> DO THIS
Output the full listing below exactly, without the pictures.

══ ENTRIES SHOWN

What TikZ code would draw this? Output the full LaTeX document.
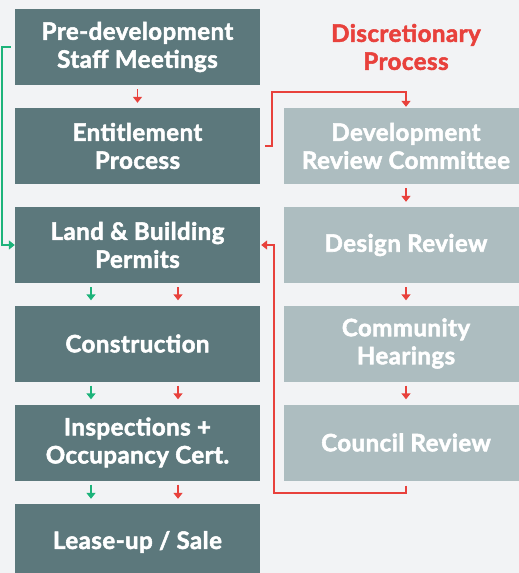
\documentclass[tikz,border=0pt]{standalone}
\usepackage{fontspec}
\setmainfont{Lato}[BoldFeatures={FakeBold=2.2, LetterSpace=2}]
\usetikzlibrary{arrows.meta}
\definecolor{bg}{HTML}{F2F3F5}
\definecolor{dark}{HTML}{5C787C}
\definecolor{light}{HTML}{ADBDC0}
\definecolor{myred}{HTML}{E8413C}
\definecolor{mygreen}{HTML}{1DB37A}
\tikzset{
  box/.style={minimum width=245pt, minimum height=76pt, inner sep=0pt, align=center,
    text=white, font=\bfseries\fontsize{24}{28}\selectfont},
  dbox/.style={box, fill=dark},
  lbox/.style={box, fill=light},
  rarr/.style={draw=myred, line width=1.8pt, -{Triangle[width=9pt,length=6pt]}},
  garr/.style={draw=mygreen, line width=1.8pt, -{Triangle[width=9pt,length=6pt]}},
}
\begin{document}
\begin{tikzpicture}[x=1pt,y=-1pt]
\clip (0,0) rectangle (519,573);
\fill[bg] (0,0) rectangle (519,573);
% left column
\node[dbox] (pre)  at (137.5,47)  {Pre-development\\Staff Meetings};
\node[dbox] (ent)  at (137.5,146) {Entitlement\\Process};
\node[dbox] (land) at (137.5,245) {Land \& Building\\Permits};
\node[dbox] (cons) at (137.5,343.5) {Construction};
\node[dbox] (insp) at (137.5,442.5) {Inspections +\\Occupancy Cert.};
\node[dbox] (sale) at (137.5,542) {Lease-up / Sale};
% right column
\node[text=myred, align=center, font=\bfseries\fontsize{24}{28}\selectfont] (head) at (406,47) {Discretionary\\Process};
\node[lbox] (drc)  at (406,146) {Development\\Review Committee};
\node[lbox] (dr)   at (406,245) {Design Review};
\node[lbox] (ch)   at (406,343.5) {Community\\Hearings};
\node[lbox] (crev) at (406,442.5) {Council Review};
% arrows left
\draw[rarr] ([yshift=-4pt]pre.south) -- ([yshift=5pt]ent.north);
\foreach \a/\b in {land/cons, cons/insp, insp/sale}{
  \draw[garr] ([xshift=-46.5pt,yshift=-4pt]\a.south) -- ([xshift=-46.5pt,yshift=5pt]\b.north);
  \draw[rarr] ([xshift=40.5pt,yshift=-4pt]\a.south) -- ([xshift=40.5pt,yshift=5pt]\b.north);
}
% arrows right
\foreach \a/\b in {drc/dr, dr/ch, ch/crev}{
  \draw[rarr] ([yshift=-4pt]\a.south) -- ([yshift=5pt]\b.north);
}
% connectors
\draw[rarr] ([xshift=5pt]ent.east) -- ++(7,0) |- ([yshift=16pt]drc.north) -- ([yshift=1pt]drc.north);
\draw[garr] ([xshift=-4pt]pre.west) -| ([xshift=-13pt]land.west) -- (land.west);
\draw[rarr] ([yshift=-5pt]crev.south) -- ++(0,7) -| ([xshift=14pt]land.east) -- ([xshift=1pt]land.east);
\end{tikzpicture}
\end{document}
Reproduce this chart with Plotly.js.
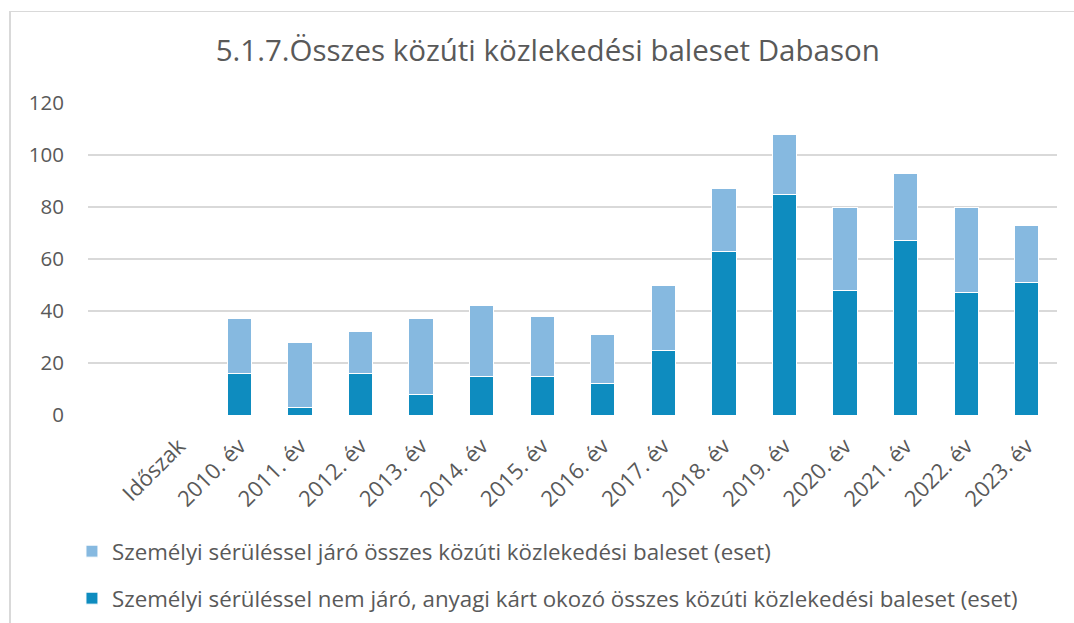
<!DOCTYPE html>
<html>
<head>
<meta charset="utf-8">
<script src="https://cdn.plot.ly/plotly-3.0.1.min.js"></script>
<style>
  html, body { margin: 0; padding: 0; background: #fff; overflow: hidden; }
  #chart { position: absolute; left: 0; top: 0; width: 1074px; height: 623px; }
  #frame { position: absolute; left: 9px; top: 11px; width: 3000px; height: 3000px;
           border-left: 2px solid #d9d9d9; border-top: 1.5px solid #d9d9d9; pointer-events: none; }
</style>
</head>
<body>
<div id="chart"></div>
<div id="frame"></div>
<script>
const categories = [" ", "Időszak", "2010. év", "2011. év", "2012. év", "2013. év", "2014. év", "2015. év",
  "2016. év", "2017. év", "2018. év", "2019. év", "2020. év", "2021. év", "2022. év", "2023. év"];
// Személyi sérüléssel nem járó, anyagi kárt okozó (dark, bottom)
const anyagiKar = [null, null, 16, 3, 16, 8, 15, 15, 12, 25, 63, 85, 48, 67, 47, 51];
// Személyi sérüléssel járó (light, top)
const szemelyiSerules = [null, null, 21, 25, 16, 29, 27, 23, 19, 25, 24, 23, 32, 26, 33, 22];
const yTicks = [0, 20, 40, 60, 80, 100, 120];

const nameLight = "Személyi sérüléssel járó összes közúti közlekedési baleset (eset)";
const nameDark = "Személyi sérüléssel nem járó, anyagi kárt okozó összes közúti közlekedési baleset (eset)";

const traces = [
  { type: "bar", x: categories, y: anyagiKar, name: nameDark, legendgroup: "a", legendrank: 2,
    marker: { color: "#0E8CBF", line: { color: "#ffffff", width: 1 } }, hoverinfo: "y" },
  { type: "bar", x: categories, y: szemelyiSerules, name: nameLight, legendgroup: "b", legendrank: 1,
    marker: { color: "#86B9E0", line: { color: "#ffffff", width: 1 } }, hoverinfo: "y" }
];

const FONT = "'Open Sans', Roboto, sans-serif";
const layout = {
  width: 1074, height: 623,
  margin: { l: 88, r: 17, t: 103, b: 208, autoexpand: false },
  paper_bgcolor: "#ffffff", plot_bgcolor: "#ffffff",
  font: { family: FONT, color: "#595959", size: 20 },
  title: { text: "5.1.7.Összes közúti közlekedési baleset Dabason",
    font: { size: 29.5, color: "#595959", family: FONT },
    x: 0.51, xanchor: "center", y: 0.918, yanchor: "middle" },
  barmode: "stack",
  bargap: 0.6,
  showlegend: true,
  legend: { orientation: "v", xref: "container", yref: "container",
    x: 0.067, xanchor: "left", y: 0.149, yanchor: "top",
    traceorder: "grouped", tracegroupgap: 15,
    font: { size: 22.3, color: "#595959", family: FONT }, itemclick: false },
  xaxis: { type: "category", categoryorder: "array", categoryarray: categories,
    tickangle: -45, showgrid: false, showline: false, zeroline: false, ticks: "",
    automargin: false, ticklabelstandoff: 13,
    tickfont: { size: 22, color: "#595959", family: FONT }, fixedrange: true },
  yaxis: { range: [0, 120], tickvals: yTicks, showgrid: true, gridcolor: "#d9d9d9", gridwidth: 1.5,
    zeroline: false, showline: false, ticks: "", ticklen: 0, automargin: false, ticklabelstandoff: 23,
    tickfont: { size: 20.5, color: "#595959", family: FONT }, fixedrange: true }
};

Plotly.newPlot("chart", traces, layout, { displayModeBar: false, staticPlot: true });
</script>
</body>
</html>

════

> ANSWER TO THE EXERCISE
What TikZ code would draw this? Output the full LaTeX document.
\documentclass[tikz,border=0pt]{standalone}
\usepackage{fontspec}
\setmainfont{Lato}[BoldFeatures={FakeBold=2.2, LetterSpace=2}]
\usetikzlibrary{arrows.meta}
\definecolor{bg}{HTML}{F2F3F5}
\definecolor{dark}{HTML}{5C787C}
\definecolor{light}{HTML}{ADBDC0}
\definecolor{myred}{HTML}{E8413C}
\definecolor{mygreen}{HTML}{1DB37A}
\tikzset{
  box/.style={minimum width=245pt, minimum height=76pt, inner sep=0pt, align=center,
    text=white, font=\bfseries\fontsize{24}{28}\selectfont},
  dbox/.style={box, fill=dark},
  lbox/.style={box, fill=light},
  rarr/.style={draw=myred, line width=1.8pt, -{Triangle[width=9pt,length=6pt]}},
  garr/.style={draw=mygreen, line width=1.8pt, -{Triangle[width=9pt,length=6pt]}},
}
\begin{document}
\begin{tikzpicture}[x=1pt,y=-1pt]
\clip (0,0) rectangle (519,573);
\fill[bg] (0,0) rectangle (519,573);
% left column
\node[dbox] (pre)  at (137.5,47)  {Pre-development\\Staff Meetings};
\node[dbox] (ent)  at (137.5,146) {Entitlement\\Process};
\node[dbox] (land) at (137.5,245) {Land \& Building\\Permits};
\node[dbox] (cons) at (137.5,343.5) {Construction};
\node[dbox] (insp) at (137.5,442.5) {Inspections +\\Occupancy Cert.};
\node[dbox] (sale) at (137.5,542) {Lease-up / Sale};
% right column
\node[text=myred, align=center, font=\bfseries\fontsize{24}{28}\selectfont] (head) at (406,47) {Discretionary\\Process};
\node[lbox] (drc)  at (406,146) {Development\\Review Committee};
\node[lbox] (dr)   at (406,245) {Design Review};
\node[lbox] (ch)   at (406,343.5) {Community\\Hearings};
\node[lbox] (crev) at (406,442.5) {Council Review};
% arrows left
\draw[rarr] ([yshift=-4pt]pre.south) -- ([yshift=5pt]ent.north);
\foreach \a/\b in {land/cons, cons/insp, insp/sale}{
  \draw[garr] ([xshift=-46.5pt,yshift=-4pt]\a.south) -- ([xshift=-46.5pt,yshift=5pt]\b.north);
  \draw[rarr] ([xshift=40.5pt,yshift=-4pt]\a.south) -- ([xshift=40.5pt,yshift=5pt]\b.north);
}
% arrows right
\foreach \a/\b in {drc/dr, dr/ch, ch/crev}{
  \draw[rarr] ([yshift=-4pt]\a.south) -- ([yshift=5pt]\b.north);
}
% connectors
\draw[rarr] ([xshift=5pt]ent.east) -- ++(7,0) |- ([yshift=16pt]drc.north) -- ([yshift=1pt]drc.north);
\draw[garr] ([xshift=-4pt]pre.west) -| ([xshift=-13pt]land.west) -- (land.west);
\draw[rarr] ([yshift=-5pt]crev.south) -- ++(0,7) -| ([xshift=14pt]land.east) -- ([xshift=1pt]land.east);
\end{tikzpicture}
\end{document}
Reproduce this chart with Plotly.js.
<!DOCTYPE html>
<html>
<head>
<meta charset="utf-8">
<script src="https://cdn.plot.ly/plotly-3.0.1.min.js"></script>
<style>
  html, body { margin: 0; padding: 0; background: #fff; overflow: hidden; }
  #chart { position: absolute; left: 0; top: 0; width: 1074px; height: 623px; }
  #frame { position: absolute; left: 9px; top: 11px; width: 3000px; height: 3000px;
           border-left: 2px solid #d9d9d9; border-top: 1.5px solid #d9d9d9; pointer-events: none; }
</style>
</head>
<body>
<div id="chart"></div>
<div id="frame"></div>
<script>
const categories = [" ", "Időszak", "2010. év", "2011. év", "2012. év", "2013. év", "2014. év", "2015. év",
  "2016. év", "2017. év", "2018. év", "2019. év", "2020. év", "2021. év", "2022. év", "2023. év"];
// Személyi sérüléssel nem járó, anyagi kárt okozó (dark, bottom)
const anyagiKar = [null, null, 16, 3, 16, 8, 15, 15, 12, 25, 63, 85, 48, 67, 47, 51];
// Személyi sérüléssel járó (light, top)
const szemelyiSerules = [null, null, 21, 25, 16, 29, 27, 23, 19, 25, 24, 23, 32, 26, 33, 22];
const yTicks = [0, 20, 40, 60, 80, 100, 120];

const nameLight = "Személyi sérüléssel járó összes közúti közlekedési baleset (eset)";
const nameDark = "Személyi sérüléssel nem járó, anyagi kárt okozó összes közúti közlekedési baleset (eset)";

const traces = [
  { type: "bar", x: categories, y: anyagiKar, name: nameDark, legendgroup: "a", legendrank: 2,
    marker: { color: "#0E8CBF", line: { color: "#ffffff", width: 1 } }, hoverinfo: "y" },
  { type: "bar", x: categories, y: szemelyiSerules, name: nameLight, legendgroup: "b", legendrank: 1,
    marker: { color: "#86B9E0", line: { color: "#ffffff", width: 1 } }, hoverinfo: "y" }
];

const FONT = "'Open Sans', Roboto, sans-serif";
const layout = {
  width: 1074, height: 623,
  margin: { l: 88, r: 17, t: 103, b: 208, autoexpand: false },
  paper_bgcolor: "#ffffff", plot_bgcolor: "#ffffff",
  font: { family: FONT, color: "#595959", size: 20 },
  title: { text: "5.1.7.Összes közúti közlekedési baleset Dabason",
    font: { size: 29.5, color: "#595959", family: FONT },
    x: 0.51, xanchor: "center", y: 0.918, yanchor: "middle" },
  barmode: "stack",
  bargap: 0.6,
  showlegend: true,
  legend: { orientation: "v", xref: "container", yref: "container",
    x: 0.067, xanchor: "left", y: 0.149, yanchor: "top",
    traceorder: "grouped", tracegroupgap: 15,
    font: { size: 22.3, color: "#595959", family: FONT }, itemclick: false },
  xaxis: { type: "category", categoryorder: "array", categoryarray: categories,
    tickangle: -45, showgrid: false, showline: false, zeroline: false, ticks: "",
    automargin: false, ticklabelstandoff: 13,
    tickfont: { size: 22, color: "#595959", family: FONT }, fixedrange: true },
  yaxis: { range: [0, 120], tickvals: yTicks, showgrid: true, gridcolor: "#d9d9d9", gridwidth: 1.5,
    zeroline: false, showline: false, ticks: "", ticklen: 0, automargin: false, ticklabelstandoff: 23,
    tickfont: { size: 20.5, color: "#595959", family: FONT }, fixedrange: true }
};

Plotly.newPlot("chart", traces, layout, { displayModeBar: false, staticPlot: true });
</script>
</body>
</html>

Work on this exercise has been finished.